Sunday, August 15, 2010

Job, jobs, jobs.

After listening to Sunday morning talking heads, I heard little deviation from the script. Key words were small business, regulation and tax cuts. Nobody seemed to have any specific facts or examples. Just shallow spin.
I cannot resist commenting on the Barbie and Ken clones travel network to network who travel talk show to talk show with the same recording. Someone rewinds them and send them on with a new blouse or new tie.
My own experience says we have a new economic model, or to say it different, we are in a reset economy and the "noise" of old economic models aren't valid.
Since the 1980, we have two economic models emerge. They are the service jobs and Dot.com jobs. Neither of which added value to something tangible.
In April of this year Joan and I were attending a sales convention at Rochester Minnesota. When we arrived at our Hotel we were greeted by a two valets, one to park our car, the other to take our bags. Another valet was needed because the first did not know how to drive my 2010 Prius.

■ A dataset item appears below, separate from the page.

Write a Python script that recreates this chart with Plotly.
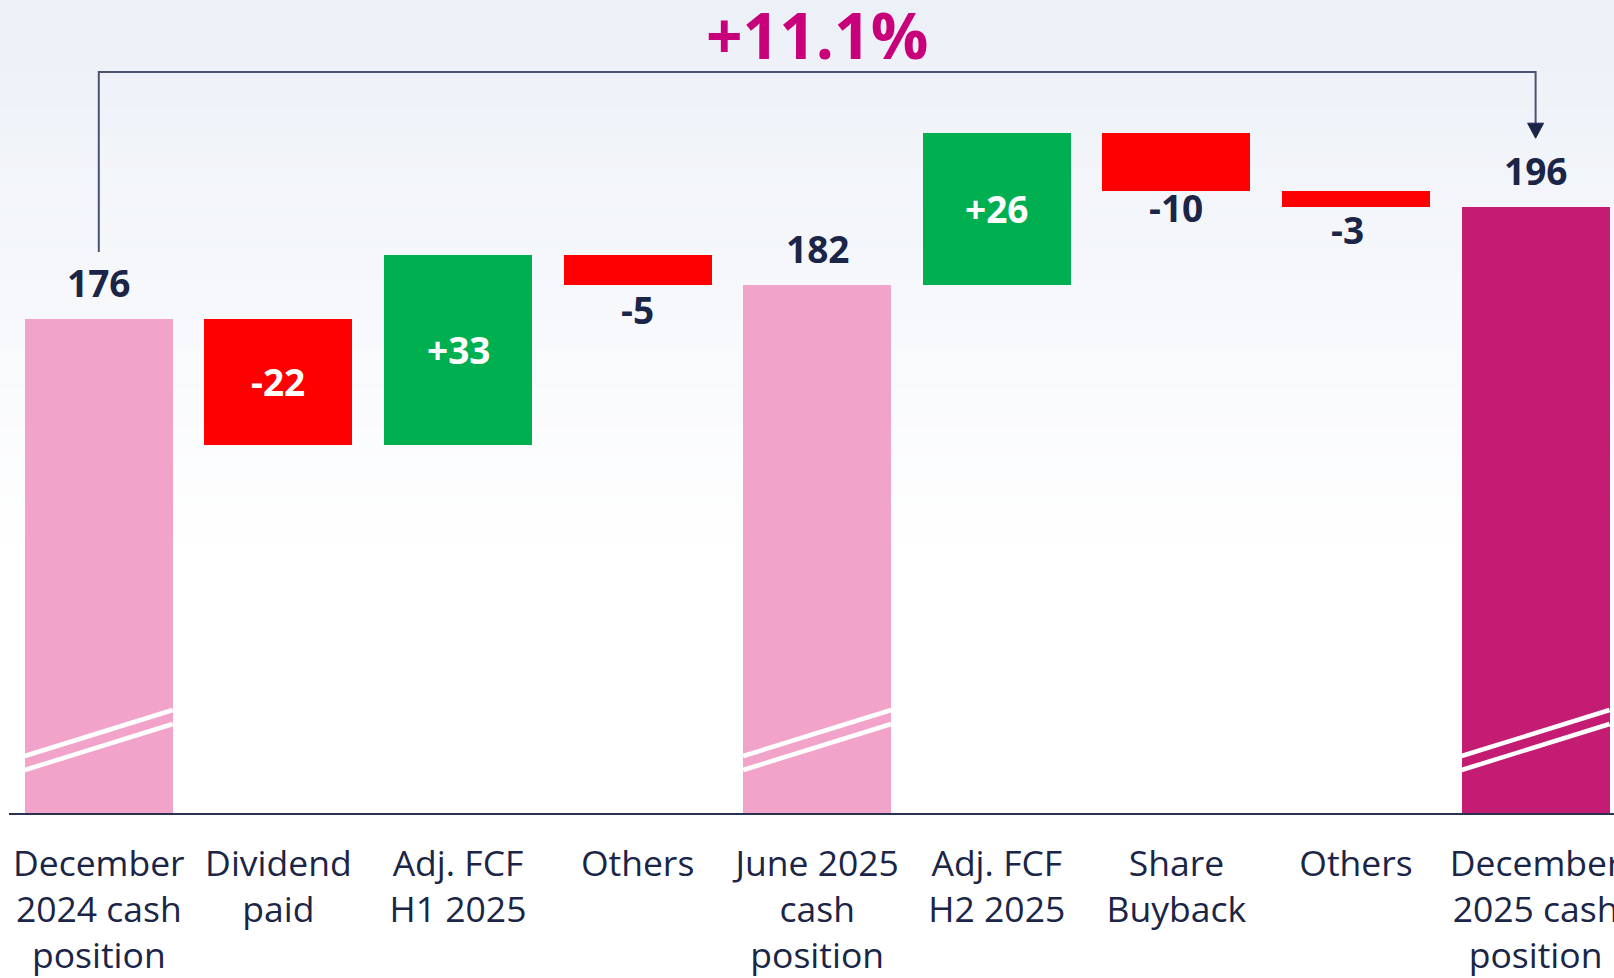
import plotly.graph_objects as go

# ---------------- data ----------------
categories = ["December<br>2024 cash<br>position", "Dividend<br>paid", "Adj. FCF<br>H1 2025",
              "Others", "June 2025<br>cash<br>position", "Adj. FCF<br>H2 2025",
              "Share<br>Buyback", "Others", "December<br>2025 cash<br>position"]
measures = ["total", "relative", "relative", "relative", "total",
            "relative", "relative", "relative", "total"]
values = [176, -22.1, 33.4, -5.3, 182, 26.7, -10.2, -2.8, 195.7]
value_labels = ["176", "-22", "+33", "-5", "182", "+26", "-10", "-3", "196"]
growth_label = "+11.1%"

# ---------------- style ----------------
NAVY = "#1B2547"
PINK = "#F1A3CA"
MAGENTA = "#C41C72"
RED = "#FF0000"
GREEN = "#00B050"
W, H = 1614, 978
ML, MB = 9, 165
PLOT_H = H - MB
PPU = 5.7                 # pixels per unit
Y0 = 89.33                # broken axis start
Y1 = Y0 + PLOT_H / PPU
STEP_PX = 179.6           # category spacing in px
X_LO = -0.5
X_HI = X_LO + (W - ML) / STEP_PX
BAR_W = 148 / STEP_PX
FONT = "Open Sans"


def dy(px):
    return px / PPU


def dx(px):
    return px / STEP_PX


# compute bars from measures
bases, heights, colors, tops, bottoms = [], [], [], [], []
level = 0
total_colors = [PINK, PINK, MAGENTA]
ti = 0
for m, v in zip(measures, values):
    if m == "total":
        bases.append(0)
        heights.append(v)
        level = v
        colors.append(total_colors[ti])
        ti += 1
        tops.append(v)
        bottoms.append(Y0)
    else:
        bases.append(level)
        heights.append(v)
        colors.append(GREEN if v > 0 else RED)
        tops.append(max(level, level + v))
        bottoms.append(min(level, level + v))
        level += v

xs = list(range(len(categories)))

fig = go.Figure()
fig.add_trace(go.Bar(x=xs, y=heights, base=bases, width=BAR_W,
                     marker=dict(color=colors, line=dict(width=0)),
                     hoverinfo="skip", showlegend=False))

annotations = []
# value labels: placement style per bar
placement = ["above", "inside", "inside", "below", "above", "inside", "below", "below", "above"]
below_shift = {3: 25, 6: 17, 7: 23}
x_shift = {7: -9}
for i, (lab, pl) in enumerate(zip(value_labels, placement)):
    if pl == "above":
        y, ys, col = tops[i], 36.4, NAVY
    elif pl == "inside":
        y, ys, col = (tops[i] + bottoms[i]) / 2, 0, "white"
    else:
        y, ys, col = bottoms[i], -below_shift[i], NAVY
    annotations.append(dict(x=xs[i], y=y, xref="x", yref="y", text=lab, showarrow=False,
                            yanchor="middle", xanchor="center", yshift=ys,
                            xshift=x_shift.get(i, 0),
                            font=dict(family=FONT, size=37, color=col, weight=700)))

# growth bracket
first_i, last_i = 0, len(categories) - 1
h_y = Y0 + dy(PLOT_H - 72)
left_bottom = tops[first_i] + dy(67)
right_tip = tops[last_i] + dy(68.5)
arrow_len = dy(15)
annotations.append(dict(x=(first_i + last_i) / 2, y=Y0 + dy(PLOT_H - 34), xref="x", yref="y",
                        text=growth_label, showarrow=False, yanchor="middle",
                        font=dict(family=FONT, size=64, color="#C8007A", weight=700)))

shapes = []
# background gradient
top_c = (236, 240, 247)
grad_px = 560
n = 56
for k in range(n):
    t = k / (n - 1)
    c = tuple(round(top_c[j] + (255 - top_c[j]) * t) for j in range(3))
    y_hi = 1 - (k * grad_px / n) / PLOT_H
    y_lo = 1 - ((k + 1) * grad_px / n) / PLOT_H
    shapes.append(dict(type="rect", xref="paper", yref="paper", x0=-0.01, x1=1.01,
                       y0=y_lo, y1=y_hi + 0.002, fillcolor="rgb(%d,%d,%d)" % c,
                       line=dict(width=0), layer="below"))

# break marks on total bars
for i, m in enumerate(measures):
    if m == "total":
        for (lft, rgt) in [(57, 103), (43, 89)]:
            shapes.append(dict(type="line", xref="x", yref="y",
                               x0=xs[i] - BAR_W / 2, x1=xs[i] + BAR_W / 2,
                               y0=Y0 + dy(lft), y1=Y0 + dy(rgt),
                               line=dict(color="white", width=4.5), layer="above"))

LINE_C = "#4A5372"
shapes.append(dict(type="path", xref="x", yref="y",
                   path="M %f %f L %f %f L %f %f L %f %f" % (
                       xs[first_i], left_bottom, xs[first_i], h_y,
                       xs[last_i], h_y, xs[last_i], right_tip + arrow_len),
                   line=dict(color=LINE_C, width=2), layer="above"))
shapes.append(dict(type="path", xref="x", yref="y",
                   path="M %f %f L %f %f L %f %f Z" % (
                       xs[last_i] - dx(8), right_tip + arrow_len,
                       xs[last_i] + dx(8), right_tip + arrow_len,
                       xs[last_i], right_tip),
                   fillcolor=NAVY, line=dict(color=NAVY, width=1), layer="above"))

fig.update_layout(
    width=W, height=H,
    margin=dict(l=ML, r=0, t=0, b=MB, pad=0),
    paper_bgcolor="white", plot_bgcolor="rgba(0,0,0,0)",
    xaxis=dict(range=[X_LO, X_HI], tickmode="array", tickvals=xs, ticktext=categories,
               showgrid=False, zeroline=False, showline=True, linecolor="#2A3150", linewidth=2,
               ticks="outside", ticklen=18, tickcolor="rgba(0,0,0,0)",
               tickfont=dict(family=FONT, size=35.5, color=NAVY),
               ticklabeloverflow="allow",
               automargin=False, fixedrange=True),
    yaxis=dict(range=[Y0, Y1], visible=False, showgrid=False, zeroline=False,
               automargin=False, fixedrange=True),
    annotations=annotations, shapes=shapes, bargap=0,
)

fig.write_html("out.html", config={"displayModeBar": False},
               post_script="document.body.style.margin='0';")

We now have three non productive workers employed doing nothing of value.
Now reset the economy! Reduce the amount of valet types needed at this hotel. Where do these people find jobs? Their skill sets are obviously limited.
Recently on the online Wall Street Journal there was two front page articles, one about the increasing joblessness, the other about the inability to find skilled workers to hire. The Wall Street Journal could have reconciled these two stories into useful information but they too lack skill sets to do any meaningful analysis.
When there is a reset economy, there is worker displacement. This is very common in a dot.com industry where boom and bust is spaced by months not decades. Upon bust (bankruptcy) workers are displaced. If the only job they can find is one hundred miles away from their present residence they could have a problem. This would be compounded by having a home that loses its value. In this case we have a displaced worker must not only move their family for a new job, they may have to abandon a home. In this case the displaced worker has marketable skills but moving is a major endeavor. What is the solution?
Economic theory says labor is mobile. In fact government policy of promoting home ownership and its tax structure has promoted immobility. Eventually labor will move toward jobs by the young new workers.
But these young workers must have skill sets that are needed. The problem with the job market suffering on lack of skills and immobility will not be solved immediately. There are three solutions; attrition, education and retraining, and mobility. I don't believe these job issues have been fully addressed. We need good short term solutions. And we must realize that many low skill service jobs are gone forever.